I'm also impressed by that idea. But the next question that comes to me is this: how can I practice a religion using these interpretations of its meanings, when so many in the same religion have different interpretations (i.e. Christ was a sacrifice for our sins--something I do not believe) that really turn me off? There are so few that practice faith in a way that I find inspiring, and even those who do often can slip into using it to justify or advance certain purposes. This is one of the many reasons I've backed off from any practice for the last few years. How do we have faith in a God beyond ourselves when all our rituals of worship struggle just to get past our own mundane needs and limitations?

I don't know the answer. I don't know how to have faith in so many things that used to inspire me (philanthropic orgs, religion, NGO's, environmental movements) when I can now see many of the motivations behind these movements as well as their downfalls. Aid to Haiti right now is a great example--there are those that argue that foreign aid is actually crippling to other countries because it props us corrupt governments and keeps these countries reliant on wealthier countries and their handouts. So then, what the heck do we do to help Haiti?

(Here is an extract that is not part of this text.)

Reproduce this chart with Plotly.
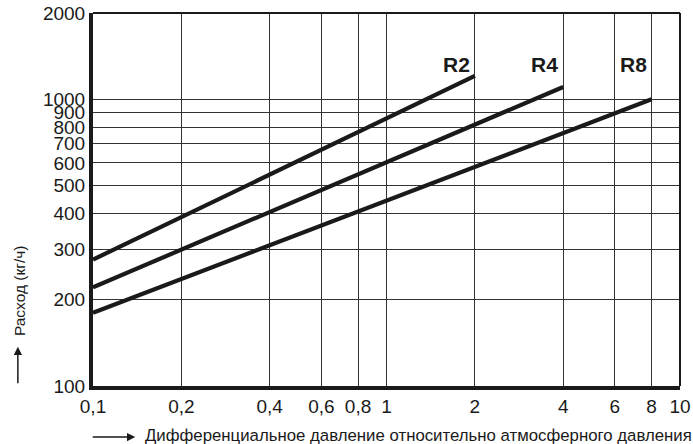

Even without answers, I think I'm past the worst of my cynicism. I'm coming into a place where I can have faith in ideas for their own sake, even given their limited ability to solve problems or given their potential for ulterior motives. Actually, reading Mark Helprin gives me faith in ideas and beauty for their own sake. If you've never read him, you need to. He writes about beauty in the midst of the most horrible, devastating situations, such as war, and he gives you hope that if not reason and order, then there is at least hope and beauty always around us, always possible. I'm going to keep reading Helprin, and keep believing in the possibility of Good.